Initial applications for unemployment benefits in the United States fell to the lowest level in more than two months, underscoring the reluctance of companies to cut jobs even as broader economic conditions soften.

The Labor Department said Thursday that claims dropped by 14,000 to 218,000 in the week ending September 20.

The figure came in well below the Bloomberg survey forecast of 233,000 and the Dow Jones consensus estimate of 235,000.

The decline takes applications to their lowest point since mid-July, easing fears that the labor market is losing momentum too quickly.

The previous week’s figure was revised up slightly to 232,000, highlighting the persistence of fluctuations in the weekly data.

However, the broader trend remains encouraging, with the four-week moving average falling to 237,500.
 

Continuing claims show little movement

Continuing claims, which measure the number of people already receiving unemployment benefits, dipped by 2,000 to 1.926 million for the week ending September 13.

That leaves the insured unemployment rate unchanged at 1.3 percent, reflecting steady conditions.

The four-week moving average of continuing claims also declined modestly, to 1.93 million.

Unadjusted data told a similar story.

Actual initial claims under state programs dropped by 14,822 to 180,611, far sharper than the seasonal factors had anticipated.

Insured unemployment in state programs fell by over 32,000 to 1.73 million, with the unadjusted unemployment rate easing to 1.1 percent.

A year earlier, the rate stood at the same level, though the total number of people receiving benefits was lower, at 1.63 million.
 

Fed outlook shaped by labor market signals

The fresh data comes against the backdrop of a Federal Reserve recalibration of monetary policy.
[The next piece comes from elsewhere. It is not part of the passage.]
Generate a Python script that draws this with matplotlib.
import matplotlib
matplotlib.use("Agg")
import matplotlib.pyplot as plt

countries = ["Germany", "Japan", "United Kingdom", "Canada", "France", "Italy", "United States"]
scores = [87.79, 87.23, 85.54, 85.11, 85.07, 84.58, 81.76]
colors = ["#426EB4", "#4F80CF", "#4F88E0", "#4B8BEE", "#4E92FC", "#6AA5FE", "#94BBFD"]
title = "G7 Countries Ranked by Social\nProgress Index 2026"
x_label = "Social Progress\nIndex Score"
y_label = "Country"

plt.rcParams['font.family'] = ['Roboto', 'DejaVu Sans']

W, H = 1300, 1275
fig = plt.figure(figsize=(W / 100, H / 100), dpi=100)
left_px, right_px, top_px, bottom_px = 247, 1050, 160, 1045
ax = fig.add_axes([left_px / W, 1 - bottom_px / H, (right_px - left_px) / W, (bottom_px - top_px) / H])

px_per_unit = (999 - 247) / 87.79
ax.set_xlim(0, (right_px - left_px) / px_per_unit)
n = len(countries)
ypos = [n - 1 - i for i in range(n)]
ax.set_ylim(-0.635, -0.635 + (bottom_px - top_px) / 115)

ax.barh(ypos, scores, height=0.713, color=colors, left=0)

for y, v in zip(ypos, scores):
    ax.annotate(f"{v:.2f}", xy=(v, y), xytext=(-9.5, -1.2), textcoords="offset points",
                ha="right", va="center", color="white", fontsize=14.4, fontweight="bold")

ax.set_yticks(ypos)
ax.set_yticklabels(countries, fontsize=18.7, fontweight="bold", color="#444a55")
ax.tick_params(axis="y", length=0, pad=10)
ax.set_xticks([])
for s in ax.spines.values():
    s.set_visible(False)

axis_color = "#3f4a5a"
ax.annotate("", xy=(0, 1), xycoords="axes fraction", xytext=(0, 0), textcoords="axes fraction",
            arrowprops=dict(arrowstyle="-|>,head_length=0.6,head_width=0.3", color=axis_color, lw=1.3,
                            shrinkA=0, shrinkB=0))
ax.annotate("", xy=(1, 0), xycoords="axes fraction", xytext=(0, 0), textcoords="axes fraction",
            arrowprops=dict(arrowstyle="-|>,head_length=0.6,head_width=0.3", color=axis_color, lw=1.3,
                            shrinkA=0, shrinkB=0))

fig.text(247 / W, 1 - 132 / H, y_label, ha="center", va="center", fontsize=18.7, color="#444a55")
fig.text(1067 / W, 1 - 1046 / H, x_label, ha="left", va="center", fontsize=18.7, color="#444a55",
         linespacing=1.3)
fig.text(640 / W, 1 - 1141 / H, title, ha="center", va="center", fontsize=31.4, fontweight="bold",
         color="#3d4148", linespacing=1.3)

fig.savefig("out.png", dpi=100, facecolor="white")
On Tuesday, Fed Chair Jerome Powell emphasized that concerns about a softer labor market were now outweighing stubborn inflation pressures in the central bank’s decision-making.

The Federal Open Market Committee cut interest rates last week for the first time in 2025, citing “a marked slowdown” in supply and demand dynamics.

Powell cautioned that “in this less dynamic and somewhat softer labor market, the downside risks to employment have risen.”

Investors are now turning their attention to the release of the personal consumption expenditures price index due Friday.

The PCE index is the Fed’s preferred measure of inflation and is expected to provide further clarity on the outlook for monetary policy.

Markets are also bracing for the possibility of a partial government shutdown, which could inject additional uncertainty into the economic picture.
 

Labor market resilience

Despite pockets of weakness in hiring and broader evidence of cooling, the claims figures highlight the resilience of American employers, who remain reluctant to shed staff.

Analysts say that while the labor market is no longer as tight as in 2022 or early 2023, the absence of large-scale layoffs continues to provide a floor for household spending and economic activity.

With jobless claims retreating to their lowest since July, the near-term narrative points to stability rather than sudden deterioration, even as policymakers and investors watch closely for signs of strain.